Um… yeah right Rex.
There is about a zero percent chance that I won’t be fixated on and anxious over this amped up conflict with North Korea. The chances of me staying cool, calm and collected and sleeping well at night are about as good as the chances of me getting through all of my family’s daily laundry, or not having a 5 pm cocktail. I’ll be frank. North Korea’s latest threat has my mom-panties in one hell of a bunch. Although North Korean threats and promises really aren’t anything new, it has certainly been hyped up as of late and it’s bloody frightening.
And I can hear my dad in my ear now, “Let’s not jump off the cliff Kristin.” (He has held me back from my cliff of irrationality far too many times to count.) North Korea has threatened our livelihood before, so perhaps this is yet another bluff from Captain Crazypants, Kim Jung Un.
In 1994 a North Korean negotiator swore they would turn South Korea into a “Sea of Fire.”
In 2002 Pyongyang promised to “mercilessly wipe out aggressors.”
Now the North Korean Army has issues a 47 paragraph statement ending with a promise that “the tragic end of the American empire will be hastened.”

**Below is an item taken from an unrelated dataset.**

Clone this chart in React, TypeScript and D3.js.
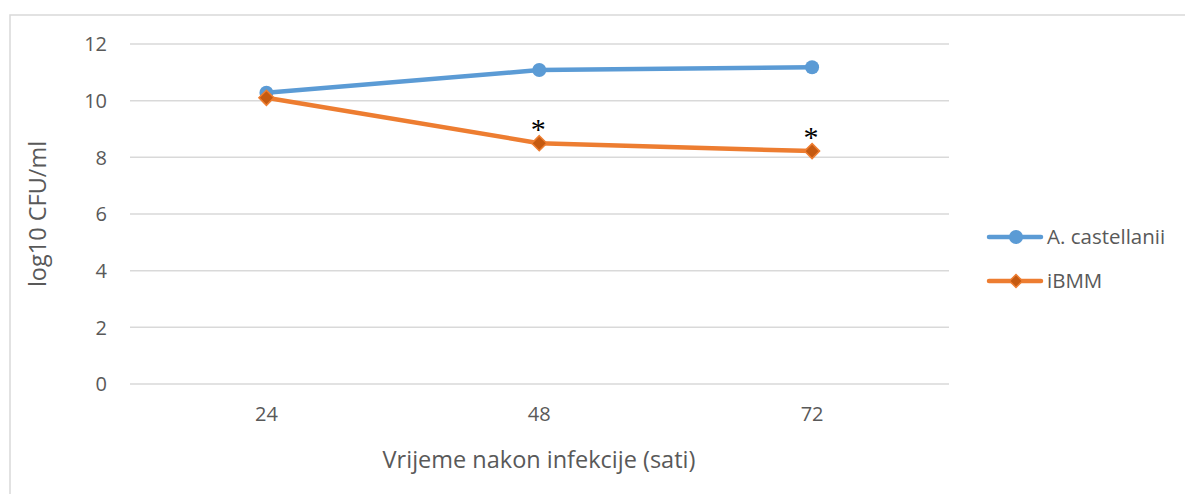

Maybe it is because this is my first experience with hearing about the North Korean threat in my adult life that makes it so damn scary. Perhaps it is because I am a mother and now everything is a little bit scary. Or maybe it is because North Korea has recently launched two intercontinental ballistic missiles designed to carry nuclear warheads capable of striking the United States mainland that has me one step away from breathing into a paper bag. On top of that terrifying development North Korea is under the leadership and regime of a bonified lunatic. Oh yeah, Kim Jong Un is a Stage One Cuckoo and to my knowledge it is never good when crazy people tell you they are going to blow your shit up.